Thursday, July 30, 2009

Residential Combustion Analysis

Residential Combustion Analysis
Combustion testing. The complicated question is, with nothing to adjust on a modern gas furnace aside from gas pressure and airflow, why even perform one? After all, of what benefit could it really be? Really? Why measures what you cannot adjust?

PICT00461The answer is simple even though the combustion process is often not adjustable, the combustion process is dynamic, many factors of the installation and operation can and do affect the combustion process. With out verifying the combustion process is safe, stable and within the manufacturers or industry standard guidelines you are putting yourself and your customers at risk. Simply, what you cannot see can hurt you so the only way to know what you don’t know is to measure.

Don't Blow and Go Without Checking the CO

There is nothing more exciting than finding sources of energy loss through thermal imaging and blower door testing. Test in repair and test out is the mantra of technicians across the country. What we need to remember however is fixing problems of energy loss through the envelope can cause a host of new problems, problems that if not properly diagnosed that can lead to the death of you or your customers. Test in, continuously test, and test out with regards to carbon monoxide (CO) needs to be added to our call.

Making Measurements

Customer service aside, what is a service technician’s job? I can sum it up in a few words; simply it is to make measurements.
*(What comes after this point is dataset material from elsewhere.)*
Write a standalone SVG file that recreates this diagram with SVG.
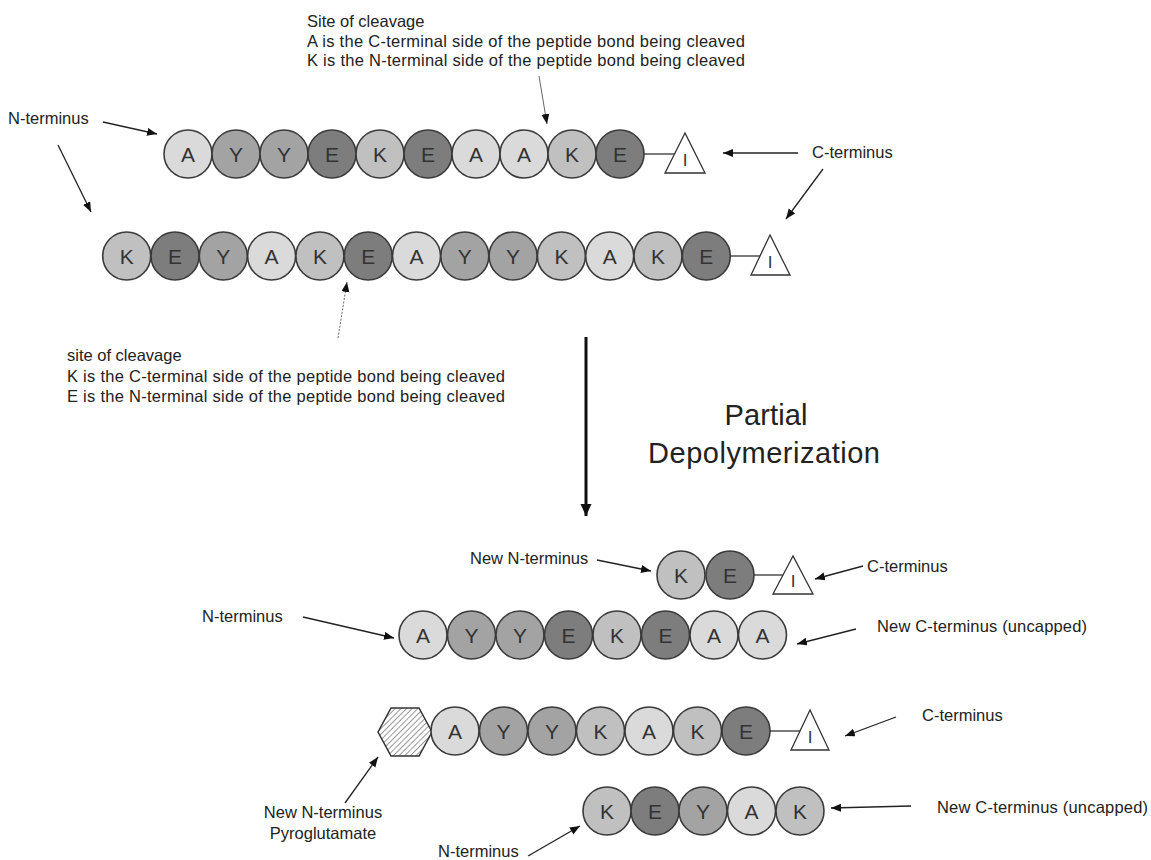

We make measurements to select the proper equipment, and make it perform as well and safely in the field as it does in the factory or laboratory. Measurements are made to prove facts, and the fact is good measurements can be used for you or against you. 

Why don’t technicians make good measurements? The answers are plentiful and almost painful. Not enough time. Hard to get the same results twice. The equipment “works” without proper setup even if it doesn’t work right. No idea what to measure; primarily I find technicians have never been instructed how and why. Let’s face it; we have service technicians with 20 years of experience and those with one year of experience 20 times. Many keep repeating the same incorrect procedures and processes with substandard measurement instrumentation and techniques over and over again each time expecting a different or better result. One might just as easily chalk all this up to insanity.